**What the task asks:** Give only a count of the lines that include the string "script".

**Source material:**
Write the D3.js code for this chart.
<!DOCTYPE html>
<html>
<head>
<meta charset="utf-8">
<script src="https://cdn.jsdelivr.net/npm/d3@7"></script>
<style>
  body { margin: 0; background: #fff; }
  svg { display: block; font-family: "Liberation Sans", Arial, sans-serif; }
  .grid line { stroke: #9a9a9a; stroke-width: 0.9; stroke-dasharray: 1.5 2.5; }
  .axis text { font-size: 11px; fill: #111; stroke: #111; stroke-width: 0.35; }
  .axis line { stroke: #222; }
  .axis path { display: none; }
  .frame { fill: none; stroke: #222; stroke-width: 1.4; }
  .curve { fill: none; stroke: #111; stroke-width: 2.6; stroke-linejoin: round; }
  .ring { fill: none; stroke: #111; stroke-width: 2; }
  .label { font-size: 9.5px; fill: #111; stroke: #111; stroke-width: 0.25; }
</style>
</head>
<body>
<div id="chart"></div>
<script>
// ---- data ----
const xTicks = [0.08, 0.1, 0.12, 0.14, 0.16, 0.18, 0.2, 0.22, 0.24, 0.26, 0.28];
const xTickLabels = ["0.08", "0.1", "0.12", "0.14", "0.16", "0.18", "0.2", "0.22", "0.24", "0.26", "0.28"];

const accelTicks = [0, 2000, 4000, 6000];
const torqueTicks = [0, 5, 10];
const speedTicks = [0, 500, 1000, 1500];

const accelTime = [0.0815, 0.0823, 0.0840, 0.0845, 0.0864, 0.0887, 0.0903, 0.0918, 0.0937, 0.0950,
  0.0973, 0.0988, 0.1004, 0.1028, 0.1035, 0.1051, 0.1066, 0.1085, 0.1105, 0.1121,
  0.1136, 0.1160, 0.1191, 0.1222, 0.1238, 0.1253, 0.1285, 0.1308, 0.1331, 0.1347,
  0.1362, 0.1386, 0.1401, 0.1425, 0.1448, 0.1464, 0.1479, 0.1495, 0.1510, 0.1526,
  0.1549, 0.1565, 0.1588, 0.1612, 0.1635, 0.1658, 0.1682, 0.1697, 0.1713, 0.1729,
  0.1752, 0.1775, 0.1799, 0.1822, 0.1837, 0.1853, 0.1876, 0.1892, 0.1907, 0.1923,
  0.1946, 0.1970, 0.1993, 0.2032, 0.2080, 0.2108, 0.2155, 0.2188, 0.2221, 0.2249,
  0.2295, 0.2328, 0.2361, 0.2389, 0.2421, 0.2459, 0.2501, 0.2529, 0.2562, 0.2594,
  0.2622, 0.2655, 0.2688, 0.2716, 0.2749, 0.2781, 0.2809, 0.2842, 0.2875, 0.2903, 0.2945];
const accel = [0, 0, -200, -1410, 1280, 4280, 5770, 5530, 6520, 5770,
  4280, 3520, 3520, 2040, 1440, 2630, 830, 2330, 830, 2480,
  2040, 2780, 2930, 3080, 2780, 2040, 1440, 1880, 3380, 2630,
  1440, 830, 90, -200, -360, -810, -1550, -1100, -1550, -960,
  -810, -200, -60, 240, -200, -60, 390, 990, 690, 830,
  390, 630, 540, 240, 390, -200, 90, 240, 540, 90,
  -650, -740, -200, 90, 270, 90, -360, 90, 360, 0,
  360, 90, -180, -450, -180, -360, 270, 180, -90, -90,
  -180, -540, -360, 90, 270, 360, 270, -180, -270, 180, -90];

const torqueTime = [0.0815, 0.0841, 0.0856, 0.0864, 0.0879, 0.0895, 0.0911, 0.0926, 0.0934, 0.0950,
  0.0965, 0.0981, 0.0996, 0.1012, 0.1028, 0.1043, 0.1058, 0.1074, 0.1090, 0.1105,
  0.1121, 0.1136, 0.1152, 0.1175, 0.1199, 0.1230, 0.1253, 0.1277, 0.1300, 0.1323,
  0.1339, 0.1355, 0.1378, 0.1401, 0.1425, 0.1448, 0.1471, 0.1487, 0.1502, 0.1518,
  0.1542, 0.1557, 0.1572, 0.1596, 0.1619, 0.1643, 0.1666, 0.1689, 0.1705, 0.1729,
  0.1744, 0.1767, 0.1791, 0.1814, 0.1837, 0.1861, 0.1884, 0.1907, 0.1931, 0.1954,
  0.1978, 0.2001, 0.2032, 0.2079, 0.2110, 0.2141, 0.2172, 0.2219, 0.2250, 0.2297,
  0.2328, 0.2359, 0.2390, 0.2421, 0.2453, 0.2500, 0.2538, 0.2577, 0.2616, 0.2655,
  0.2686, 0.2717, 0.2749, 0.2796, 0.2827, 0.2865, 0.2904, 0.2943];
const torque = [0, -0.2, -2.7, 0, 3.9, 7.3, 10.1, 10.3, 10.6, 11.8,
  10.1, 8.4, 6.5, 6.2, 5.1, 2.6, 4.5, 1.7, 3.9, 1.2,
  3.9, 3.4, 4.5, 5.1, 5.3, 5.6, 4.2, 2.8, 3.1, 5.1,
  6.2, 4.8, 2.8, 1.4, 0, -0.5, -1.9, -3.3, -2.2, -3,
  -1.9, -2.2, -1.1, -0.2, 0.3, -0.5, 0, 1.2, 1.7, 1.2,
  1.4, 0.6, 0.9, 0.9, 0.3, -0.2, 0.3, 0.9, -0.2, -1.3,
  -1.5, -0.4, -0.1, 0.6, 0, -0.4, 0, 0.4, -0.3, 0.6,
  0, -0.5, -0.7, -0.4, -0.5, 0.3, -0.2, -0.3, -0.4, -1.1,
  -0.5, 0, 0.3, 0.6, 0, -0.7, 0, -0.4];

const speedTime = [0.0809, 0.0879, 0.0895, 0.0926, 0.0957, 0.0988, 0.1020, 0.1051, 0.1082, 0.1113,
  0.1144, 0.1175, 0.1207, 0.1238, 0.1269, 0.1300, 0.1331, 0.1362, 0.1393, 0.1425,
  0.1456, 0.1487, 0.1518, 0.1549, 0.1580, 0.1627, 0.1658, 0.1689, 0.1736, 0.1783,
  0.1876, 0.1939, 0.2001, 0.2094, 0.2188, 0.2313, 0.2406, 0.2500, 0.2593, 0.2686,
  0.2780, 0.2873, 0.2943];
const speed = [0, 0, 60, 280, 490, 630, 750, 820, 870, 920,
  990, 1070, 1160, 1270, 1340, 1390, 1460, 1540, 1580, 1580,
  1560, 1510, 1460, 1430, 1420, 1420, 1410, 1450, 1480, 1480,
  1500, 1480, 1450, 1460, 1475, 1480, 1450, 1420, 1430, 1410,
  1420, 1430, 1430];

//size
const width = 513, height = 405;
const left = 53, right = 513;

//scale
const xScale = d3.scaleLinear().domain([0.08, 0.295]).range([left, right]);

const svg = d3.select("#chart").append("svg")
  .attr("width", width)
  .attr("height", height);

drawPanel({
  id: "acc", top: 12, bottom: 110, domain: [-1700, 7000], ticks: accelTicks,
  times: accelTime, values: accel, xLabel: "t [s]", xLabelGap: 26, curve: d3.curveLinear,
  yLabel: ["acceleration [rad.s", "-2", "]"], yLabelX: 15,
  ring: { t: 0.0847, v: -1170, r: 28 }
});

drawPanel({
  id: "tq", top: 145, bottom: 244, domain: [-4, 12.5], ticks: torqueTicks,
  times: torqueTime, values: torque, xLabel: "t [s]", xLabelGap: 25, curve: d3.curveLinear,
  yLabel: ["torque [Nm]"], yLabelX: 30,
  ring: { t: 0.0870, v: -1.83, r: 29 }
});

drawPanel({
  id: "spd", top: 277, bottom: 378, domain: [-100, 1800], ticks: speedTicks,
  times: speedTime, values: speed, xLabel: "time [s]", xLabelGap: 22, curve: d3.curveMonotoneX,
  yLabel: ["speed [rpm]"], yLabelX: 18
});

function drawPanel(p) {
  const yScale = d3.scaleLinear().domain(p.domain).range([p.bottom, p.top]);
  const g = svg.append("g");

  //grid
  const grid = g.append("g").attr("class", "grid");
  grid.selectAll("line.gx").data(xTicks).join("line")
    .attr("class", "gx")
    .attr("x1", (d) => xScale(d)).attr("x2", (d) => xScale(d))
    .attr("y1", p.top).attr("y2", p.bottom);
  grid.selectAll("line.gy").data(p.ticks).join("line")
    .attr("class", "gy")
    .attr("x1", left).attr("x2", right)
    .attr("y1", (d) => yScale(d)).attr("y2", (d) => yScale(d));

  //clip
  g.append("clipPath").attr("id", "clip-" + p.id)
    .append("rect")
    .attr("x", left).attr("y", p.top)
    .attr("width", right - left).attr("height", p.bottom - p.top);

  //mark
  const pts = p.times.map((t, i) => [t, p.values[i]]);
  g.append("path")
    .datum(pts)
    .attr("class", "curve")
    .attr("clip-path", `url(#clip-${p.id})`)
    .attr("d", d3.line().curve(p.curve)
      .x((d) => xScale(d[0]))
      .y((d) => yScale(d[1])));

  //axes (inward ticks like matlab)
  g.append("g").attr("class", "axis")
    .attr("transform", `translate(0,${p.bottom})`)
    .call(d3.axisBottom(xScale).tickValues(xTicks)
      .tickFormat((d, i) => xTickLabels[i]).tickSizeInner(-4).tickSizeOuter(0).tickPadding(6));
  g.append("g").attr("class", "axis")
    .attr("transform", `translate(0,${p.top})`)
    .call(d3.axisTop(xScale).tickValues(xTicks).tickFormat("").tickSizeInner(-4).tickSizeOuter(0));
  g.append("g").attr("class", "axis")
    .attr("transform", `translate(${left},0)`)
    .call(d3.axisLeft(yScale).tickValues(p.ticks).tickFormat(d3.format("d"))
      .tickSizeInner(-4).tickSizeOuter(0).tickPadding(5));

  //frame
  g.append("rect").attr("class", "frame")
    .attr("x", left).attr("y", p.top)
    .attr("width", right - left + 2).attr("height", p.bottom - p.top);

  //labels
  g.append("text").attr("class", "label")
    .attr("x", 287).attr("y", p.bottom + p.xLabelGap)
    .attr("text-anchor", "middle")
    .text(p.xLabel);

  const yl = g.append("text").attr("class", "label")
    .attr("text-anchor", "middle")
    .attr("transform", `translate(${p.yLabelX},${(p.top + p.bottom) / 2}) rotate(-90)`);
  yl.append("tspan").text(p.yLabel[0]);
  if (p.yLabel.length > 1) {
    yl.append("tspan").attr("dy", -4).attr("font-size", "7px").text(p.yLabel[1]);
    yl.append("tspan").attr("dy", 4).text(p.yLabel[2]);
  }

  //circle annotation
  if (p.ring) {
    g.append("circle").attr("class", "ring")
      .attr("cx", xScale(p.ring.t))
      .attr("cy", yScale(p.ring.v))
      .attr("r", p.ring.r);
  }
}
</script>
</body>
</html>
---
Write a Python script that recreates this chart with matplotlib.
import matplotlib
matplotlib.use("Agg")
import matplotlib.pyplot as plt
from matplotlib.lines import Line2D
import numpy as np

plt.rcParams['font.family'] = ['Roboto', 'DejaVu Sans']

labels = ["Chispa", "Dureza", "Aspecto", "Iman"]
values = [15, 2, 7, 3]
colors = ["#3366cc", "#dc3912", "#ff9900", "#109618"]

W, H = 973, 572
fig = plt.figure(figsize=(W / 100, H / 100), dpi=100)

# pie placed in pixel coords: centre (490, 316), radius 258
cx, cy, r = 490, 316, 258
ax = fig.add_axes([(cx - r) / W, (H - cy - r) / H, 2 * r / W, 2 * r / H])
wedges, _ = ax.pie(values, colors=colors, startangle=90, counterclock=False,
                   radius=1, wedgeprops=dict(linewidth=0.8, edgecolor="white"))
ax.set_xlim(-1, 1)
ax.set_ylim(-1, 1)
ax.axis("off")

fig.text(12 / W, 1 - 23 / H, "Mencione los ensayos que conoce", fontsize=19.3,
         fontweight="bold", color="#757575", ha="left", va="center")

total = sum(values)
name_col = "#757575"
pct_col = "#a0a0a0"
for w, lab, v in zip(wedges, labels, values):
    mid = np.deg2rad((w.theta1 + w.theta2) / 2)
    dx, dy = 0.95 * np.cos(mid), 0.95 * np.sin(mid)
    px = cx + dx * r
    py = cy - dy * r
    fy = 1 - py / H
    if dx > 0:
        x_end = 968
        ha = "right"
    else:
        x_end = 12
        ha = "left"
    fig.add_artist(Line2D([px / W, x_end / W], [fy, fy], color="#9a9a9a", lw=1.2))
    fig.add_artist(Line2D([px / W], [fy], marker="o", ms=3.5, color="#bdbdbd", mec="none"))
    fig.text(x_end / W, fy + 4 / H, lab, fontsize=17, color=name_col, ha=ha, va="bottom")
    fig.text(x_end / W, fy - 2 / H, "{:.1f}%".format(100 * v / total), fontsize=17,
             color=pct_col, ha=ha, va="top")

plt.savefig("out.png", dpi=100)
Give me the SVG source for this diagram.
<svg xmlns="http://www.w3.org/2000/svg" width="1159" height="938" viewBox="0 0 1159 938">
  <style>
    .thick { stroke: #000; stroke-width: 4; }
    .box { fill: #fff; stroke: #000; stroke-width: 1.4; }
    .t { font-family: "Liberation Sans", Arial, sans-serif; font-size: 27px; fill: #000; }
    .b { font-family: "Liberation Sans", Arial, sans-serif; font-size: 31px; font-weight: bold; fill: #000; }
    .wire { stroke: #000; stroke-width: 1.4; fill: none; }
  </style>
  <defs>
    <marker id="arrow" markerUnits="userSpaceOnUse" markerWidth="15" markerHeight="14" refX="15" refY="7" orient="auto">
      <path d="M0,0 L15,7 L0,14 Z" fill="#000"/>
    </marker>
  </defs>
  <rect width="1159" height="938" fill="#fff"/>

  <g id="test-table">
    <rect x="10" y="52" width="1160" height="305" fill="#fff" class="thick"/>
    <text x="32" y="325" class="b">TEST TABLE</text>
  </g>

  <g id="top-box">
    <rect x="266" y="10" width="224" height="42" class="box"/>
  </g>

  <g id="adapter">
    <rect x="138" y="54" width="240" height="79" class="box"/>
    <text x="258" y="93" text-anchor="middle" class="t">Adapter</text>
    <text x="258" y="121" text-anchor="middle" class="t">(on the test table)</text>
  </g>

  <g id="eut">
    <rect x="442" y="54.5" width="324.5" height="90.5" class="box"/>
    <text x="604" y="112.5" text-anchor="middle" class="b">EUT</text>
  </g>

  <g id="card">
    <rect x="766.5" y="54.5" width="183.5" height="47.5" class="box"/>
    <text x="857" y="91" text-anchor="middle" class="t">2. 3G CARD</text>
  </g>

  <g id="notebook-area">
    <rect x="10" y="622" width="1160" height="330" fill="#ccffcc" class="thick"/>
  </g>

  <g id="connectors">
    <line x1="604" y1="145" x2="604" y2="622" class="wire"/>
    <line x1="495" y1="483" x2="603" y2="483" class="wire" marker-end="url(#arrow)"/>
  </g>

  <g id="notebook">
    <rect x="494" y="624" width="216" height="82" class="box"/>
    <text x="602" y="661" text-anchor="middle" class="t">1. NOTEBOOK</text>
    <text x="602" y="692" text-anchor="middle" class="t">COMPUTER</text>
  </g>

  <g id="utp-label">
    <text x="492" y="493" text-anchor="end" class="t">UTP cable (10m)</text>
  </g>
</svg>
==
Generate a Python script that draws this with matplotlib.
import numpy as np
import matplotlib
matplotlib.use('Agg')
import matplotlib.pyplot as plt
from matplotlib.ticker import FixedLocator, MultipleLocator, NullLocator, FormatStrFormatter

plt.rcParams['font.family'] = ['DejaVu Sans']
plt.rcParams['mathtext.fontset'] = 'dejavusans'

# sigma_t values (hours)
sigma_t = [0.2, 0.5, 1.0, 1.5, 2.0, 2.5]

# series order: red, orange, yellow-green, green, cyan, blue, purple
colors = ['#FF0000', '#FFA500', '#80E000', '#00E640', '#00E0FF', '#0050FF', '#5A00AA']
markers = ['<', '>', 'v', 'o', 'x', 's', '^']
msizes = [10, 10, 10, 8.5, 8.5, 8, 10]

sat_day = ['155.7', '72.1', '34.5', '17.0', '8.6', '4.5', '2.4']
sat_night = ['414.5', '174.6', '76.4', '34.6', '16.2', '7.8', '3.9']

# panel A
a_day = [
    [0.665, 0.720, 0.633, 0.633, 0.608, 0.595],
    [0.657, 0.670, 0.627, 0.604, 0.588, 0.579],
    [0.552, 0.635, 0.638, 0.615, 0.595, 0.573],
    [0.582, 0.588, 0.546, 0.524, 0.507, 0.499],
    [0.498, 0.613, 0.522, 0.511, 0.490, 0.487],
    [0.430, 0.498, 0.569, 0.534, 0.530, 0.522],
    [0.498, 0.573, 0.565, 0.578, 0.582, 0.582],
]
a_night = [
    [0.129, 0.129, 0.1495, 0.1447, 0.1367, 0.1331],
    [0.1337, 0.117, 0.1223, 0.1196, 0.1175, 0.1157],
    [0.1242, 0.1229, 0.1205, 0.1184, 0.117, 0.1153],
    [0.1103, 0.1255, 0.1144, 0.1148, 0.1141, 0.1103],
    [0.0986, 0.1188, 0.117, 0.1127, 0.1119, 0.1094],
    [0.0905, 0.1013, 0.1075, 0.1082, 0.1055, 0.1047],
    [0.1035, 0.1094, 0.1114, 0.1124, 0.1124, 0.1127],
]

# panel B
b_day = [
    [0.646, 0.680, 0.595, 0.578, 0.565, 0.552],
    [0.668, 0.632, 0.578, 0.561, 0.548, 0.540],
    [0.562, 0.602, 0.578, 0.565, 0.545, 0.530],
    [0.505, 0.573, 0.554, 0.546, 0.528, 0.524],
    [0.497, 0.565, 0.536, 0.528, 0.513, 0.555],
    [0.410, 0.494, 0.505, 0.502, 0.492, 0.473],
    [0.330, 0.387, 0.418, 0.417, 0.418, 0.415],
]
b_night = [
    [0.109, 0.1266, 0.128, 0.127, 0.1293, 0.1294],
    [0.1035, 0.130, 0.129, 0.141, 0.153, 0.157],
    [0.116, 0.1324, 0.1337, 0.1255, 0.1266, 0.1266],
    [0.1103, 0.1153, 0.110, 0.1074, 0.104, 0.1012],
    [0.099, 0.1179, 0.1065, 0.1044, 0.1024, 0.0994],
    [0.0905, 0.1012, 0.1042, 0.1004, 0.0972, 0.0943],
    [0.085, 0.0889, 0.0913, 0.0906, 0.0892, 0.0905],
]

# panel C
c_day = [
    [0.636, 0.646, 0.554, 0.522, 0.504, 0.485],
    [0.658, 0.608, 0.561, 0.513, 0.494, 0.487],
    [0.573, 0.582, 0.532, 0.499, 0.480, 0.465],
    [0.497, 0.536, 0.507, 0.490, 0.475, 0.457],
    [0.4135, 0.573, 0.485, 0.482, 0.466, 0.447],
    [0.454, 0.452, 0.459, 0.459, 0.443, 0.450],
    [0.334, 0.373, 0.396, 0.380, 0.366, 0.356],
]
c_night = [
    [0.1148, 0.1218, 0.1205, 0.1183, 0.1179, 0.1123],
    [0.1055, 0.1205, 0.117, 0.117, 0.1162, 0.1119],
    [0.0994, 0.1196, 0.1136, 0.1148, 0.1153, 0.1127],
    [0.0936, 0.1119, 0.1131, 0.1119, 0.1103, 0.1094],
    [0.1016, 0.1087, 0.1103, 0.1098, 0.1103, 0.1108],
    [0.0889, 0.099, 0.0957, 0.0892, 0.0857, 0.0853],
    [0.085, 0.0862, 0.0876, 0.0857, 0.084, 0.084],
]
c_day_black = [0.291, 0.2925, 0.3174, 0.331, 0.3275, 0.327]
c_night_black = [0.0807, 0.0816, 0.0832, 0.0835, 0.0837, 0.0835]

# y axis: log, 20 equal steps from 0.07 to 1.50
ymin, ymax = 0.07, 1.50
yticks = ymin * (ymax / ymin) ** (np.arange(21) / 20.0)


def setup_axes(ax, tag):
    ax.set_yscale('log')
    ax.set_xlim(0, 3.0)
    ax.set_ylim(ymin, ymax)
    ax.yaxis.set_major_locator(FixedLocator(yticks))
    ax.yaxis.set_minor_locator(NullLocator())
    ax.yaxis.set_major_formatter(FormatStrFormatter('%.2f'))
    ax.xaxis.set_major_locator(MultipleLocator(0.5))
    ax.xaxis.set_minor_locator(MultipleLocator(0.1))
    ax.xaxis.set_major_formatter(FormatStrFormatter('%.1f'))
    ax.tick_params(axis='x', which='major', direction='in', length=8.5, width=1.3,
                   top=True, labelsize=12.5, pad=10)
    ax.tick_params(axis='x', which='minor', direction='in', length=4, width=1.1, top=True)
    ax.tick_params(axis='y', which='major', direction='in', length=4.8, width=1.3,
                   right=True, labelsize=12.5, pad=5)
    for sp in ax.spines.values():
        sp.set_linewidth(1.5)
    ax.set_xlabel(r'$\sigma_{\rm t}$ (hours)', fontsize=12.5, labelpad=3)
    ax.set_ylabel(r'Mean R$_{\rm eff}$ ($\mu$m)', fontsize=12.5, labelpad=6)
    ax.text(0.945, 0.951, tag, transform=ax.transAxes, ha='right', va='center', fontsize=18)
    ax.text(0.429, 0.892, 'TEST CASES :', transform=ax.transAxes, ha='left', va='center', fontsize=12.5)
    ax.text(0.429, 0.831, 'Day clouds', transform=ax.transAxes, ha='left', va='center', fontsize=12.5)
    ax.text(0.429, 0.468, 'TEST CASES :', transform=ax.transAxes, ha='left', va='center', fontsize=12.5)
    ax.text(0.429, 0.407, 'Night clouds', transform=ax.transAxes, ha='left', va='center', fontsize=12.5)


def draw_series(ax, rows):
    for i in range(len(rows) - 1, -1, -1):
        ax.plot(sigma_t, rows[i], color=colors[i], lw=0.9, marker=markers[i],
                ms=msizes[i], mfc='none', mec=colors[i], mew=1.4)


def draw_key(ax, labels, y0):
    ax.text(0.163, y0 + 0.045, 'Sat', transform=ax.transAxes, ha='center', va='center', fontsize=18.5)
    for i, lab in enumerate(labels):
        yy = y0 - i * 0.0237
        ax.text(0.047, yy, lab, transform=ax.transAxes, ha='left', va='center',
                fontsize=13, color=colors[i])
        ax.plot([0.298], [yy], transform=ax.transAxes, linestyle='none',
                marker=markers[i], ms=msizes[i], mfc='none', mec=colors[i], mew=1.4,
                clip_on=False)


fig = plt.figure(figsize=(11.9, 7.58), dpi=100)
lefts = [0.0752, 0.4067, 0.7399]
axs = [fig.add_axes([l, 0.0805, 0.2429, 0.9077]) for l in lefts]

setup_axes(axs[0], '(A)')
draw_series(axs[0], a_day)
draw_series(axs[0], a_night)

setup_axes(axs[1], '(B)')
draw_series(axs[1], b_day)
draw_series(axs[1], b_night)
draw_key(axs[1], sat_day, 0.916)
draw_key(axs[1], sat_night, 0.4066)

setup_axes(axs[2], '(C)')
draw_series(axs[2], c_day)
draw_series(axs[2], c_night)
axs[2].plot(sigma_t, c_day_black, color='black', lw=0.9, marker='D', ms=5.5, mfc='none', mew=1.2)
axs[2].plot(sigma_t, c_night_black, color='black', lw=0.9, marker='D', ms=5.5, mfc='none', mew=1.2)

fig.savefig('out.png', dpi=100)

**Task response:** 5